Eating or drinking in the car remains one of the most talked-about subjects outside of cell phones. Many people are on the go, grabbing food in their cars and trying to balance a meal while holding on to the wheel at the same time. This practice can be especially dangerous, as taking eyes off the road for any amount of extended time can be devastating. The time taken to organize food and looking where to grab before eating something is comparable to the amount of time one would look down to text message somebody, about three to five seconds at a time.

As mentioned, there are long lists of distractions that can be dangerous for drivers. Some of the other major types include adjusting vehicle controls, adjusting the radio, daydreaming, looking at a map and even focusing on an insect on the inside or outside of the automobile.

Distracted Driving Comparisons

Evidence is conflicting regarding the effect of cell phone usage when compared to other tasks. For instance, studies of subjects using driving simulators showed that phone conversations are far more disruptive than speaking to passengers or manipulating the radio dial. However, a conflation of statistical analyses shows that these tasks are an equal detriment to driving performance as cell phone usage.

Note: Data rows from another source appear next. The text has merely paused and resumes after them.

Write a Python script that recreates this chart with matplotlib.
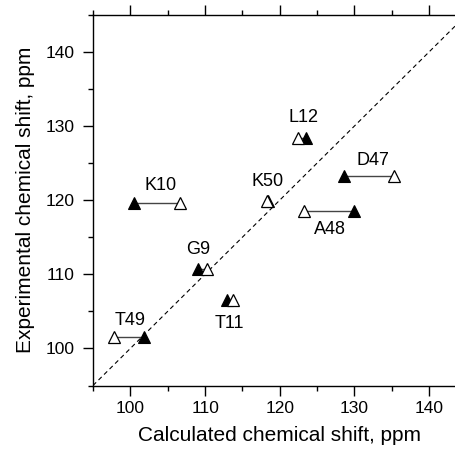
import matplotlib.pyplot as plt
import numpy as np

plt.rcParams['font.family'] = ['Liberation Sans', 'DejaVu Sans']

# residue labels and shifts (ppm)
residues = ['T49', 'K10', 'G9', 'T11', 'K50', 'L12', 'D47', 'A48']
calc_filled = [101.8, 100.5, 109.0, 112.9, 118.4, 123.5, 128.6, 130.0]
calc_open = [97.8, 106.6, 110.3, 113.7, 118.3, 122.4, 135.3, 123.3]
experimental = [101.6, 119.6, 110.7, 106.5, 119.9, 128.4, 123.2, 118.5]

# label anchor positions (data coordinates)
label_x = [100.0, 104.0, 109.1, 113.3, 118.4, 123.2, 132.5, 126.7]
label_y = [103.8, 122.0, 113.4, 103.4, 122.5, 131.2, 125.3, 116.0]

fig = plt.figure(figsize=(4.55, 4.53), dpi=100)
ax = fig.add_axes([0.2044, 0.149, 0.821, 0.8185])

# diagonal y = x
diag = np.array([95, 145])
ax.plot(diag, diag, linestyle=(0, (4, 3)), color='black', linewidth=0.8)

for i in range(len(residues)):
    ax.plot([calc_filled[i], calc_open[i]], [experimental[i], experimental[i]],
            color='#444444', linewidth=1.0, zorder=2)
ax.plot(calc_filled, experimental, '^', color='black', markersize=8,
        markeredgewidth=0.8, linestyle='none', zorder=3)
ax.plot(calc_open, experimental, '^', markerfacecolor='white',
        markeredgecolor='black', markersize=8, markeredgewidth=0.9,
        linestyle='none', zorder=4)

for name, lx, ly in zip(residues, label_x, label_y):
    ax.text(lx, ly, name, fontsize=13, ha='center', va='center')

ax.set_xlim(95, 145)
ax.set_ylim(95, 145)
ax.set_xticks([100, 110, 120, 130, 140])
ax.set_yticks([100, 110, 120, 130, 140])
ax.set_xticks(np.arange(95, 146, 5), minor=True)
ax.set_yticks(np.arange(95, 146, 5), minor=True)

ax.tick_params(axis='both', which='major', direction='out', length=7,
               width=1, labelsize=12.5)
ax.tick_params(axis='both', which='minor', direction='out', length=3.5, width=1)
ax.tick_params(axis='x', which='major', pad=4)
ax.tick_params(axis='y', which='major', pad=6)
ax.tick_params(axis='x', which='both', top=True, labeltop=False)
ax.tick_params(axis='y', which='both', right=True, labelright=False)
for spine in ax.spines.values():
    spine.set_linewidth(1.0)

ax.set_xlabel('Calculated chemical shift, ppm', fontsize=15, labelpad=7.5)
ax.set_ylabel('Experimental chemical shift, ppm', fontsize=15, labelpad=8)

fig.savefig('out.png', dpi=100)
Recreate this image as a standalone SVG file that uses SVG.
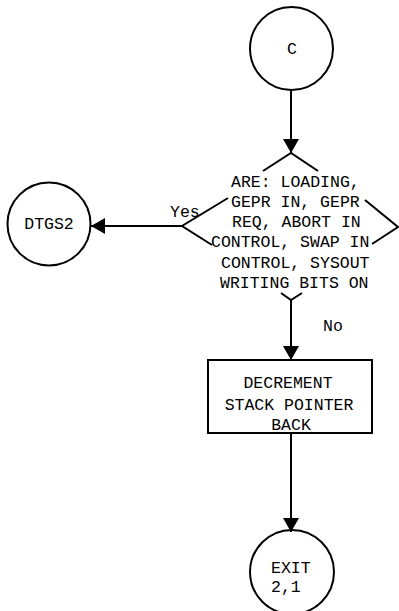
<svg xmlns="http://www.w3.org/2000/svg" width="399" height="611" viewBox="0 0 399 611">
<defs>
<marker id="arr" viewBox="0 0 14 16" refX="14" refY="8" markerWidth="14" markerHeight="16" orient="auto" markerUnits="userSpaceOnUse">
<path d="M0,0 L14,8 L0,16 z" fill="#000"/>
</marker>
</defs>
<style>
.s{fill:none;stroke:#000;stroke-width:2}
.t{font-family:"Liberation Mono","Courier New",monospace;font-size:16.5px;fill:#000}
.m{text-anchor:middle}
.c{stroke:#000;stroke-width:2;fill:none;marker-end:url(#arr)}
</style>
<rect width="399" height="611" fill="#fff"/>
<g id="connectors">
<line class="c" x1="291" y1="90" x2="291" y2="153"/>
<line class="c" x1="182" y1="226" x2="91" y2="226"/>
<line class="c" x1="291" y1="300" x2="291" y2="360"/>
<line class="c" x1="291" y1="433" x2="291" y2="532"/>
<text class="t" x="170" y="217">Yes</text>
<text class="t" x="323" y="331">No</text>
</g>
<g id="node-c">
<circle class="s" cx="291.5" cy="48.5" r="41.5"/>
<text class="t m" x="292" y="54">C</text>
</g>
<g id="node-decision">
<path class="s" d="M263,171 L291,153 L318,171 M228,198 L182,226 L212,245 M365,200 L398,227 L372,244 M281,293 L291,300 L302,293"/>
<text class="t" x="231" y="187">ARE: LOADING,</text>
<text class="t" x="231" y="207">GEPR IN, GEPR</text>
<text class="t" x="232" y="227">REQ, ABORT IN</text>
<text class="t" x="211" y="247">CONTROL, SWAP IN</text>
<text class="t" x="221" y="268">CONTROL, SYSOUT</text>
<text class="t" x="220" y="288">WRITING BITS ON</text>
</g>
<g id="node-dtgs2">
<circle class="s" cx="49" cy="224" r="41.5"/>
<text class="t m" x="49" y="229">DTGS2</text>
</g>
<g id="node-decrement">
<rect class="s" x="208" y="360" width="164" height="73"/>
<text class="t m" x="288" y="388">DECREMENT</text>
<text class="t m" x="289" y="410">STACK POINTER</text>
<text class="t m" x="291" y="430">BACK</text>
</g>
<g id="node-exit">
<circle class="s" cx="292" cy="572" r="42"/>
<text class="t" x="271" y="573">EXIT</text>
<text class="t" x="271" y="592">2,1</text>
</g>
</svg>
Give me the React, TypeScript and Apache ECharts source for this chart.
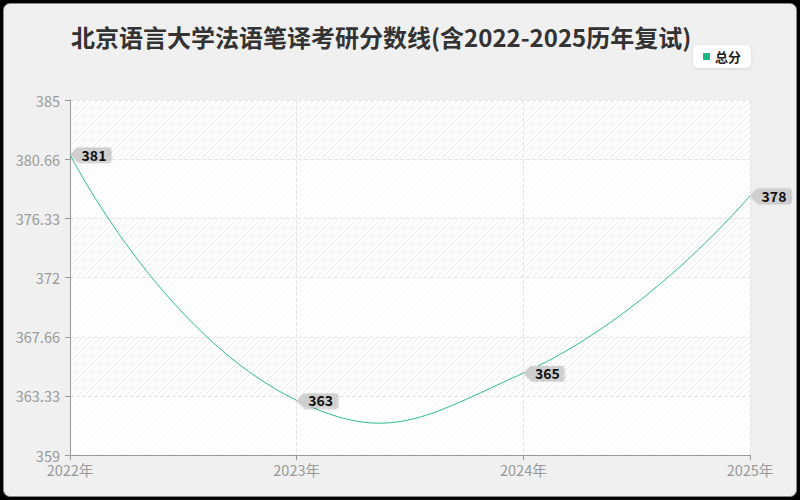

Studies comparing cell phone usage to alcohol consumption showed that a phone conversation is comparable to driving with a blood alcohol concentration of 0.08%, the legal threshold for driving while impaired. However, the level of impairment with alcohol typically extends throughout the duration of the drive, whereas cell phone usage is typically limited to a portion of the trip. In addition, although the effects are similar at the legal threshold, higher levels of blood alcohol content increase the risk substantially.

Eating While Driving

This is something most people have done behind the wheel at least once. Many times people just don’t have the time to sit down and enjoy a meal, so they take a hamburger to go. While it may seem harmless, eating behind the wheel distracts you just like another other activity does. It takes your focus off the wheel and onto the food in front of them.

Talking to Passengers

Some experts believe that talking to people inside your car is just as bad as talking to people outside your car with a cell phone. While that may or may not be true, having a conversation while driving can impact your driving ability and attention. The goal is to always keep your eyes on the road and your attention there as well. Emotionally charged conversations can be especially dangerous.

Grooming and Driving

Applying makeup, hair brushing and other forms of personal grooming has become commonplace behind the wheel. It should be obvious that this is not an acceptable behavior while driving. This is another example of people not having the time to sit down and groom themselves, but that is no excuse for putting other people in danger. Either find time or go to work unkempt.

Reading While Driving

Whether books, maps, or something on that addictive smartphone, reading is one of the worst things to do while driving. Reading requires vision and attention, something that should not be shared with driving. No driver should ever be reading behind the wheel.

Using a GPS

It might be better than using a map, but sometimes those GPS devices are more hindrance than a help. While directions are given aloud, changing your destination usually requires you to hassle with the device, taking your attention away from the wheel. Program your GPS before you get behind the wheel, or find one that is entirely hands-free.

Adjusting the Radio/iPod

Changing songs, skipping forward, and charging stations all require your attention, and there are plenty of ways to bypass needing to change music. Set a music playlist before you start driving or pick a station in advance.

Watching a Video

Watching a video requires you to be watching it instead of the road. Even if you just want to listen to it don’t, it’s a distraction either way.